In Mary Shelley's Frankenstein, Victor Frankenstein decides to create human life instead of a simpler form in order to prevent future human deaths. What does this decision reveal about his...
In Mary Shelley's Frankenstein, Victor Frankenstein decides to create human life instead of a simpler form in order to prevent future human deaths. What does this decision reveal about his personality?
In chapter four of Mary Shelley's Frankenstein, Victor Frankenstein states that he has been successful in possessing the "capacity of bestowing animation." Throughout the same paragraph, paragraph seven, Victor details the questioning he went through in regards to defining what he would do with this new "power." By the end of the paragraph, regardless of the "arduous" undertaking, he has decided to reanimate life to a human being.

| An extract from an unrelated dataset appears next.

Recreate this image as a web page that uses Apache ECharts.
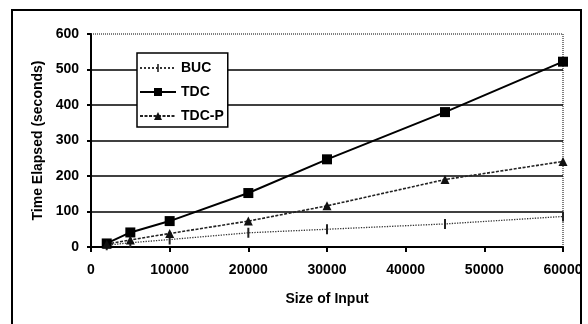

This decided, Victor, in the following paragraph, defines why he has dedicated himself to the project:
A new species would bless me as its creator and source; many happy and excellent natures would owe their being to me. No father could claim the gratitude of his child so completely as I should deserve theirs.
Victor does not wish to advance science; he does not wish to help cure illness or delay death. Instead, he desires the renown of being the one man who will be owed by nature. He desires a being who will owe gratitude to him alone.
This speaks largely to Victor's ambitious nature and his own lack of humility. He proves, through these statements, that he wants to be put on a level far higher than any other man has ever possessed. He proves himself to be far too arrogant, far too proud, and far too ambitious. Knowing that Victor's tragic flaw (or hamartia) is ambition, one realizes that through his own death, ambition has lead Victor down no other path but the one which leads to his own demise.